The inability to answer (or perhaps the ability to avoid) important questions is in fact a recurring theme throughout the talk. Another prime example is when an audience member asks an insightful question about whose responsibility it is to merge changes. In a centralised system, the author is naturally tasked with merging their own new work into the shared code base. The advantage here is they know their own changes and are thus well equipped to merge them. In a decentralised system, people pull changes from others and thus end up merging the new work of others into their own repository. Linus is so happy with this question he quips that he had payed to be asked it. Such a shame, then, that he fails to answer it in any meaningful way. Instead, he waffles about the powerful merging capabilities of git (again, not unique to distributed systems). He then hypothesises a case where he pulls a conflict and instead of merging the change himself he requests the author of the change to do the merging for him. He concludes proudly that this is so “natural” in the distributed model. But hang on a second, the original point was that this would have actually been more natural in the centralised model: the author would have merged their own change and Linus need never have been bothered. Honestly, this is as close as you can get to stand up comedy when giving a talk about an SCM!

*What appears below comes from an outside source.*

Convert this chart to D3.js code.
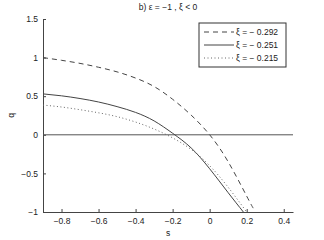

All in all, a very disappointing talk. Distributed SCMs are a great thing, and bring many advantages. The powerful merging that the distributed model has brought (through necessity) is something that other SCM vendors should be taking a good look at. This is no way to promote the distributed model, however. A more thoughtful view on the pros and cons of distributed versus centralised models, including what each can take from the other, would have been much more informative. My feel is that centralisation has many benefits for certain projects, and like most other things, the best solution would adapt the good parts of each model to the project at hand.